▶ [Task brief]
Copy out every line exactly, passing over the pictures.

*-*-*

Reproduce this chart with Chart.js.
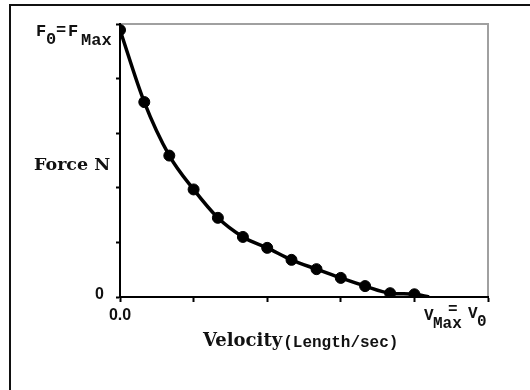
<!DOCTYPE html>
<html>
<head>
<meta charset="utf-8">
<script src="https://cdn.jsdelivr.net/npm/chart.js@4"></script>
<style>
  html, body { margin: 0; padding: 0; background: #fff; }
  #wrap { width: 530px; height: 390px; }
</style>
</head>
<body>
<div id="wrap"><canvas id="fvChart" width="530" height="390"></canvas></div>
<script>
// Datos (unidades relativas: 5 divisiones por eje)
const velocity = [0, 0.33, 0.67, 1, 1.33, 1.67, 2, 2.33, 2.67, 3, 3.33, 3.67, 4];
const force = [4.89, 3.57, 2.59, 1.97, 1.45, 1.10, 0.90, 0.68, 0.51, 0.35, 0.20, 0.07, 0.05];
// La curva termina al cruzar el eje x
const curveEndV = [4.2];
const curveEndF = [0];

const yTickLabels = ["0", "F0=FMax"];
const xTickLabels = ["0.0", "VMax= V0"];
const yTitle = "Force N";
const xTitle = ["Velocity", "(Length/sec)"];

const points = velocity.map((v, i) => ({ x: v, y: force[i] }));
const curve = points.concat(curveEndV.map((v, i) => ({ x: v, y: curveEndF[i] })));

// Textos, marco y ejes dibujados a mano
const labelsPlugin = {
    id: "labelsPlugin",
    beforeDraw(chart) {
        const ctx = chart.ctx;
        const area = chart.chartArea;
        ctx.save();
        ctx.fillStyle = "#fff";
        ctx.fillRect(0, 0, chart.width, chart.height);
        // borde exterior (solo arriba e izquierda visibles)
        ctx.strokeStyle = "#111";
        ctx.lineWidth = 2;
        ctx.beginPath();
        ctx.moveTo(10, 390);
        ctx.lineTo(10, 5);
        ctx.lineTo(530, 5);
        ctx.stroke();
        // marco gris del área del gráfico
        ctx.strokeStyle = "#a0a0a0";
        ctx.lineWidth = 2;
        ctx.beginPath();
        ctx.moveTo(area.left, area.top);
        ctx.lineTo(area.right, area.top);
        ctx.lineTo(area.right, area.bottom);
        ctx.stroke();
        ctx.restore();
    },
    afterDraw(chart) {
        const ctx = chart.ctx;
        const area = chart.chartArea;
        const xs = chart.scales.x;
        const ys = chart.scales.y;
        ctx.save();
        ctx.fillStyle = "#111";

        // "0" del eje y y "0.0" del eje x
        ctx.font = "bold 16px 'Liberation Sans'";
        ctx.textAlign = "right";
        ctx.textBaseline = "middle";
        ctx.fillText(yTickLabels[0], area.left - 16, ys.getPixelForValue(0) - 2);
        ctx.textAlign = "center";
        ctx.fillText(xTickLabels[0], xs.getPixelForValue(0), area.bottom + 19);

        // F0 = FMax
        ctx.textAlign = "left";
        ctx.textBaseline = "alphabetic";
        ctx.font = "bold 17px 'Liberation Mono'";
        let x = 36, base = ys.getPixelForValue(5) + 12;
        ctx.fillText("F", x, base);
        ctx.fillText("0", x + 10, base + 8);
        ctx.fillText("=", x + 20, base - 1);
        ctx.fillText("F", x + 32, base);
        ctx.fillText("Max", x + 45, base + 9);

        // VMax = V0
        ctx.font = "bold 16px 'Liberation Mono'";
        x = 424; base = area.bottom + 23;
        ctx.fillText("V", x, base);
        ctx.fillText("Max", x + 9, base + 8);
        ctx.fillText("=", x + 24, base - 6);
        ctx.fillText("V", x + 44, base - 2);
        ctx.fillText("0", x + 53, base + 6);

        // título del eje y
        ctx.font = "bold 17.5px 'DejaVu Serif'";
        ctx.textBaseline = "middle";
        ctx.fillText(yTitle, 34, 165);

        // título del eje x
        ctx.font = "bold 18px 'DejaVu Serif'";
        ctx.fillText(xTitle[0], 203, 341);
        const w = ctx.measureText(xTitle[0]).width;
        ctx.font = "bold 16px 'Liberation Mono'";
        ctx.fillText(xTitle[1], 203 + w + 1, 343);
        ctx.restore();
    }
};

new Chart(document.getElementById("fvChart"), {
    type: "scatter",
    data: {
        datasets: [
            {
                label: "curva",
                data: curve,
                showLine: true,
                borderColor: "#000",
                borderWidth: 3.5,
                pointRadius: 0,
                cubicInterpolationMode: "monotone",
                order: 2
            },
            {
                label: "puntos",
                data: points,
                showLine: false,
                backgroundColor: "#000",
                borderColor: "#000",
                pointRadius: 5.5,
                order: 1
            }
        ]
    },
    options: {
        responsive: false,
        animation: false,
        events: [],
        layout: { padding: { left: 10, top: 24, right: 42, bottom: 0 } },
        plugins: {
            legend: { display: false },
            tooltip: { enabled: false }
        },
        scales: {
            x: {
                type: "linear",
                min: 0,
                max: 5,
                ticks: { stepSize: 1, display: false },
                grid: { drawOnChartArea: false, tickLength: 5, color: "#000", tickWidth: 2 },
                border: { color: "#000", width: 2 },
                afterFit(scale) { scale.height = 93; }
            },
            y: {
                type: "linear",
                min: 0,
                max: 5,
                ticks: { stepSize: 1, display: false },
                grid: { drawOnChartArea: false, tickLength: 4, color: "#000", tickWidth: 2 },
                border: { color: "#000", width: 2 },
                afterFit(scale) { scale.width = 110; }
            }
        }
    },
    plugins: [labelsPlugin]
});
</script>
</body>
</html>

*-*-*

▶ [Answer for the task]
Reproduce this chart with Chart.js.
<!DOCTYPE html>
<html>
<head>
<meta charset="utf-8">
<script src="https://cdn.jsdelivr.net/npm/chart.js@4"></script>
<style>
  html, body { margin: 0; padding: 0; background: #fff; }
  #wrap { width: 530px; height: 390px; }
</style>
</head>
<body>
<div id="wrap"><canvas id="fvChart" width="530" height="390"></canvas></div>
<script>
// Datos (unidades relativas: 5 divisiones por eje)
const velocity = [0, 0.33, 0.67, 1, 1.33, 1.67, 2, 2.33, 2.67, 3, 3.33, 3.67, 4];
const force = [4.89, 3.57, 2.59, 1.97, 1.45, 1.10, 0.90, 0.68, 0.51, 0.35, 0.20, 0.07, 0.05];
// La curva termina al cruzar el eje x
const curveEndV = [4.2];
const curveEndF = [0];

const yTickLabels = ["0", "F0=FMax"];
const xTickLabels = ["0.0", "VMax= V0"];
const yTitle = "Force N";
const xTitle = ["Velocity", "(Length/sec)"];

const points = velocity.map((v, i) => ({ x: v, y: force[i] }));
const curve = points.concat(curveEndV.map((v, i) => ({ x: v, y: curveEndF[i] })));

// Textos, marco y ejes dibujados a mano
const labelsPlugin = {
    id: "labelsPlugin",
    beforeDraw(chart) {
        const ctx = chart.ctx;
        const area = chart.chartArea;
        ctx.save();
        ctx.fillStyle = "#fff";
        ctx.fillRect(0, 0, chart.width, chart.height);
        // borde exterior (solo arriba e izquierda visibles)
        ctx.strokeStyle = "#111";
        ctx.lineWidth = 2;
        ctx.beginPath();
        ctx.moveTo(10, 390);
        ctx.lineTo(10, 5);
        ctx.lineTo(530, 5);
        ctx.stroke();
        // marco gris del área del gráfico
        ctx.strokeStyle = "#a0a0a0";
        ctx.lineWidth = 2;
        ctx.beginPath();
        ctx.moveTo(area.left, area.top);
        ctx.lineTo(area.right, area.top);
        ctx.lineTo(area.right, area.bottom);
        ctx.stroke();
        ctx.restore();
    },
    afterDraw(chart) {
        const ctx = chart.ctx;
        const area = chart.chartArea;
        const xs = chart.scales.x;
        const ys = chart.scales.y;
        ctx.save();
        ctx.fillStyle = "#111";

        // "0" del eje y y "0.0" del eje x
        ctx.font = "bold 16px 'Liberation Sans'";
        ctx.textAlign = "right";
        ctx.textBaseline = "middle";
        ctx.fillText(yTickLabels[0], area.left - 16, ys.getPixelForValue(0) - 2);
        ctx.textAlign = "center";
        ctx.fillText(xTickLabels[0], xs.getPixelForValue(0), area.bottom + 19);

        // F0 = FMax
        ctx.textAlign = "left";
        ctx.textBaseline = "alphabetic";
        ctx.font = "bold 17px 'Liberation Mono'";
        let x = 36, base = ys.getPixelForValue(5) + 12;
        ctx.fillText("F", x, base);
        ctx.fillText("0", x + 10, base + 8);
        ctx.fillText("=", x + 20, base - 1);
        ctx.fillText("F", x + 32, base);
        ctx.fillText("Max", x + 45, base + 9);

        // VMax = V0
        ctx.font = "bold 16px 'Liberation Mono'";
        x = 424; base = area.bottom + 23;
        ctx.fillText("V", x, base);
        ctx.fillText("Max", x + 9, base + 8);
        ctx.fillText("=", x + 24, base - 6);
        ctx.fillText("V", x + 44, base - 2);
        ctx.fillText("0", x + 53, base + 6);

        // título del eje y
        ctx.font = "bold 17.5px 'DejaVu Serif'";
        ctx.textBaseline = "middle";
        ctx.fillText(yTitle, 34, 165);

        // título del eje x
        ctx.font = "bold 18px 'DejaVu Serif'";
        ctx.fillText(xTitle[0], 203, 341);
        const w = ctx.measureText(xTitle[0]).width;
        ctx.font = "bold 16px 'Liberation Mono'";
        ctx.fillText(xTitle[1], 203 + w + 1, 343);
        ctx.restore();
    }
};

new Chart(document.getElementById("fvChart"), {
    type: "scatter",
    data: {
        datasets: [
            {
                label: "curva",
                data: curve,
                showLine: true,
                borderColor: "#000",
                borderWidth: 3.5,
                pointRadius: 0,
                cubicInterpolationMode: "monotone",
                order: 2
            },
            {
                label: "puntos",
                data: points,
                showLine: false,
                backgroundColor: "#000",
                borderColor: "#000",
                pointRadius: 5.5,
                order: 1
            }
        ]
    },
    options: {
        responsive: false,
        animation: false,
        events: [],
        layout: { padding: { left: 10, top: 24, right: 42, bottom: 0 } },
        plugins: {
            legend: { display: false },
            tooltip: { enabled: false }
        },
        scales: {
            x: {
                type: "linear",
                min: 0,
                max: 5,
                ticks: { stepSize: 1, display: false },
                grid: { drawOnChartArea: false, tickLength: 5, color: "#000", tickWidth: 2 },
                border: { color: "#000", width: 2 },
                afterFit(scale) { scale.height = 93; }
            },
            y: {
                type: "linear",
                min: 0,
                max: 5,
                ticks: { stepSize: 1, display: false },
                grid: { drawOnChartArea: false, tickLength: 4, color: "#000", tickWidth: 2 },
                border: { color: "#000", width: 2 },
                afterFit(scale) { scale.width = 110; }
            }
        }
    },
    plugins: [labelsPlugin]
});
</script>
</body>
</html>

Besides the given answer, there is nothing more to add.